James Lowell McPherson was born in 1921 in Cincinnati, Ohio. He died in Eugene, Oregon in 2008.

McPherson graduated from West Virginia University and served in the army as a radio operator during World War II. After the war he did graduate work in Sociology at Columbia University where he met his first wife Gertrude (Gerry) Huntington Wright. The couple had two children, Karen and Christopher.

In the course of his life, McPherson was briefly a college teacher (a career that he did not much like and that he abandoned early), a postmaster in a small post office in Marble Dale, Connecticut, an unhappy expatriate in Saskatchewan, a wanderer (traveling around Europe for a year with his typewriter in his backpack after his divorce in the late 60s), and a New Yorker (spending the last thirty-six years of his life in Manhattan with his second wife, Phyllis King, also a poet). While serving in the army in 1944 he was named Poet Laureate of West Virginia. His poems first appeared nationally in 1945 in POETRY ("To Carol" and "For Belgium"), and he received a “First Appearance” prize from that magazine in 1948 (with the publication of three poems, "The Party is Over," "Walking at Night Two Years Later," and "Inventory"). His novel Goodbye Rosie was published by Knopf in 1965. He wrote several other novels (never published), but he was first and foremost a poet.
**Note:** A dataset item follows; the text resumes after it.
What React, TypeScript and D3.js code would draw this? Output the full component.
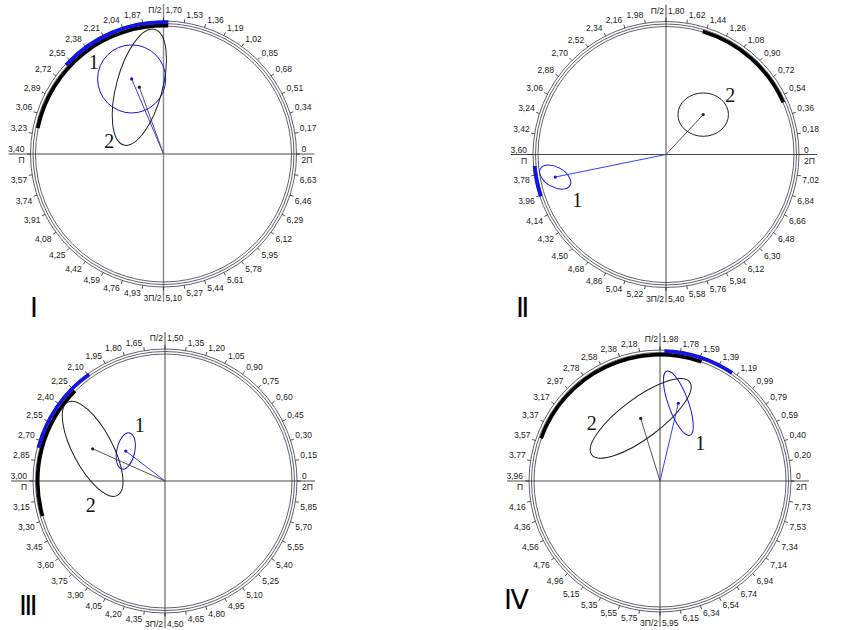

Over the years he published poetry in journals including Exquisite Corpse, Nostalgia, Chelsea, Gettysburg Review, Comstock Review and The Wallace Stevens Journal.  His poetry manuscripts were frequently among the finalists in competitions, but he never had a book of poems accepted for publication. In 2005 his daughter arranged for the publication of a small volume of his poetry (Straightening Out the Record, Oregon Sunrise Press). A book launch and reading was held in Stone Ridge, New York shortly after his eighty-fourth birthday. After the death of his wife Phyllis King in Manhattan in 2007, McPherson moved to Oregon to live near his daughter. He died in 2008 at the age of 87. The Howard Gotlieb Archival Research Center at Boston University holds many of his papers (manuscripts, journals, letters). His daughter Karen McPherson is his literary executor.

McPherson continued to write poetry up until his death. See POEMS 2005-2008.

Two poems by McPherson ["Remembering Twenty-three (1944)" and "Remembering Fifty-three (1974)] appeared in the November/December 2011 issue of The American Poetry Review (vol. 40 no. 6).